In a bold but reckless ploy, for much of last year Russia's president Vladimir Putin sought to curb the appreciation of the rouble against the dollar by intervening in the market. But the strategy, designed to protect domestic producers against growing imports, backfired. Along with inflation, capital outflows revived, sparking off the mini liquidity crisis that hit several banks in the summer. Ben Aris reports.
|Putin's plan to curb rouble appreciation backfires|
THE KREMLIN was taught a painful lesson in economics this year after it meddled with exchange rates and nearly brought the Russian economy to a halt. A judo black belt, president Vladimir Putin pitted himself against the invisible hand of market forces and lost. Putin ordered the Central Bank of Russia (CBR) to weaken the rouble against the dollar to give domestic manufacturing some breathing space in its battle against rapidly increasing imports. Although the move did give some sectors a boost, Russia's ballistic growth halted and the economy began to stagnate by last summer.

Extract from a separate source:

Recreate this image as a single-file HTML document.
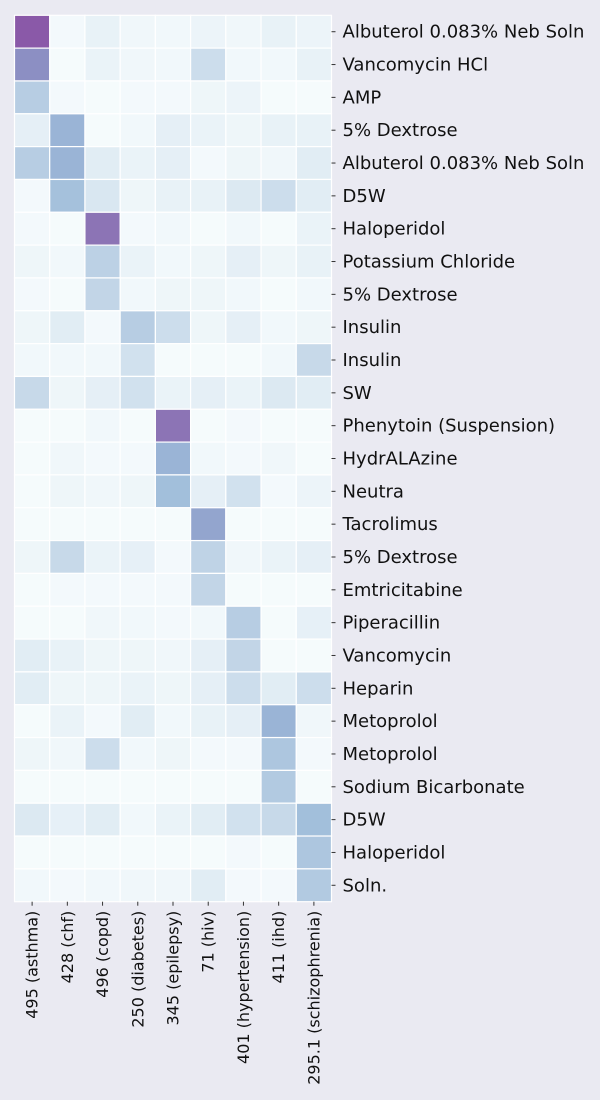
<!DOCTYPE html>
<html><head><meta charset="utf-8">
<style>
html,body{margin:0;padding:0;background:#eaeaf2;}
svg{display:block;font-family:"DejaVu Sans","Liberation Sans",sans-serif;}
</style></head>
<body>
<svg id="chart" width="600" height="1100" xmlns="http://www.w3.org/2000/svg">
<rect width="600" height="1100" fill="#eaeaf2"/>
<g id="cells"></g>
<g id="rlabels"></g>
<g id="clabels"></g>
</svg>
<script>
const rowLabels = ["Albuterol 0.083% Neb Soln","Vancomycin HCl","AMP","5% Dextrose","Albuterol 0.083% Neb Soln","D5W","Haloperidol","Potassium Chloride","5% Dextrose","Insulin","Insulin","SW","Phenytoin (Suspension)","HydrALAzine","Neutra","Tacrolimus","5% Dextrose","Emtricitabine","Piperacillin","Vancomycin","Heparin","Metoprolol","Metoprolol","Sodium Bicarbonate","D5W","Haloperidol","Soln."];
const colLabels = ["495 (asthma)","428 (chf)","496 (copd)","250 (diabetes)","345 (epilepsy)","71 (hiv)","401 (hypertension)","411 (ihd)","295.1 (schizophrenia)"];
const values = [
[0.68,0.02,0.08,0.04,0.03,0.06,0.04,0.08,0.06],
[0.52,0.01,0.07,0.04,0.03,0.20,0.03,0.03,0.08],
[0.28,0.02,0.01,0.02,0.02,0.05,0.06,0.01,0.01],
[0.10,0.40,0.01,0.03,0.10,0.07,0.05,0.08,0.08],
[0.28,0.40,0.12,0.07,0.10,0.02,0.05,0.04,0.12],
[0.02,0.35,0.15,0.05,0.08,0.08,0.14,0.20,0.12],
[0.02,0.01,0.60,0.02,0.03,0.01,0.03,0.01,0.07],
[0.05,0.03,0.26,0.07,0.03,0.05,0.10,0.05,0.08],
[0.02,0.01,0.24,0.03,0.05,0.05,0.03,0.01,0.03],
[0.05,0.12,0.02,0.28,0.20,0.05,0.10,0.03,0.05],
[0.03,0.03,0.03,0.18,0.01,0.01,0.01,0.03,0.22],
[0.22,0.05,0.10,0.18,0.07,0.10,0.07,0.14,0.12],
[0.01,0.01,0.03,0.01,0.60,0.01,0.02,0.01,0.01],
[0.01,0.04,0.02,0.02,0.40,0.03,0.02,0.04,0.01],
[0.01,0.05,0.04,0.05,0.36,0.10,0.18,0.02,0.06],
[0.01,0.01,0.01,0.01,0.01,0.45,0.01,0.01,0.01],
[0.05,0.22,0.07,0.09,0.02,0.25,0.04,0.07,0.10],
[0.01,0.02,0.02,0.02,0.02,0.24,0.01,0.01,0.01],
[0.01,0.01,0.04,0.03,0.02,0.03,0.28,0.01,0.09],
[0.12,0.08,0.05,0.05,0.04,0.10,0.24,0.01,0.01],
[0.12,0.05,0.05,0.07,0.05,0.10,0.20,0.12,0.20],
[0.01,0.07,0.02,0.12,0.03,0.08,0.10,0.40,0.04],
[0.05,0.04,0.20,0.03,0.05,0.02,0.02,0.32,0.02],
[0.01,0.01,0.01,0.01,0.01,0.01,0.01,0.30,0.01],
[0.14,0.09,0.12,0.03,0.07,0.12,0.18,0.22,0.36],
[0.01,0.01,0.01,0.01,0.01,0.01,0.02,0.01,0.32],
[0.03,0.02,0.03,0.04,0.04,0.12,0.02,0.02,0.30]
];
const stops=["#f7fcfd","#e0ecf4","#bfd3e6","#9ebcda","#8c96c6","#8c6bb1","#88419d","#810f7c","#4d004b"];
function hex(h){return [1,3,5].map(i=>parseInt(h.substr(i,2),16));}
function cmap(v){v=Math.max(0,Math.min(1,v));const p=v*(stops.length-1);const i=Math.min(Math.floor(p),stops.length-2);const t=p-i;const a=hex(stops[i]),b=hex(stops[i+1]);return "rgb("+a.map((x,k)=>Math.round(x+(b[k]-x)*t)).join(",")+")";}
const L=14.5,R=331.5,T=15.3,B=901.7;
const cw=(R-L)/colLabels.length, rh=(B-T)/rowLabels.length;
const xPos=j=>L+j*cw, yPos=i=>T+i*rh;
const NS="http://www.w3.org/2000/svg";
const cells=document.getElementById('cells'),rl=document.getElementById('rlabels'),cl=document.getElementById('clabels');
values.forEach((row,i)=>row.forEach((v,j)=>{
  const r=document.createElementNS(NS,'rect');
  r.setAttribute('x',xPos(j));r.setAttribute('y',yPos(i));
  r.setAttribute('width',cw);r.setAttribute('height',rh);
  r.setAttribute('fill',cmap(v));r.setAttribute('stroke','#ffffff');r.setAttribute('stroke-width','1.2');
  
  
  cells.appendChild(r);
}));
rowLabels.forEach((lab,i)=>{
  const y=yPos(i)+rh/2;
  const tk=document.createElementNS(NS,'line');
  tk.setAttribute('x1',R);tk.setAttribute('x2',R+4);tk.setAttribute('y1',y);tk.setAttribute('y2',y);
  tk.setAttribute('stroke','#333');tk.setAttribute('stroke-width','1');
  
  
  rl.appendChild(tk);
  const t=document.createElementNS(NS,'text');
  t.setAttribute('x',R+11);t.setAttribute('y',y+6);t.setAttribute('font-size','18');t.setAttribute('fill','#111');
  t.textContent=lab;
  
  
  rl.appendChild(t);
});
colLabels.forEach((lab,j)=>{
  const x=xPos(j)+cw/2;
  const tk=document.createElementNS(NS,'line');
  tk.setAttribute('x1',x);tk.setAttribute('x2',x);tk.setAttribute('y1',B);tk.setAttribute('y2',B+4);
  tk.setAttribute('stroke','#333');tk.setAttribute('stroke-width','1');
  
  
  cl.appendChild(tk);
  const t=document.createElementNS(NS,'text');
  t.setAttribute('transform','translate('+(x+5.5)+','+(B+9)+') rotate(-90)');
  t.setAttribute('text-anchor','end');t.setAttribute('font-size','16');t.setAttribute('fill','#111');
  t.textContent=lab;
  
  
  cl.appendChild(t);
});
</script>
</body></html>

By October the Kremlin had conceded defeat and the rouble was given its freedom. The economy looks as if it will bounce back, but Russia is still on a steep learning curve and is ill equipped to deal with the increasingly complex problem of managing its currency.
A mini-banking crisis and the onslaught on the Yukos oil company have been blamed for the slowdown but the financial system's wobbles are a symptom, not the cause, of Russia's spluttering recovery, and the destruction of the country's erstwhile most valuable company was always going to hurt the investment climate.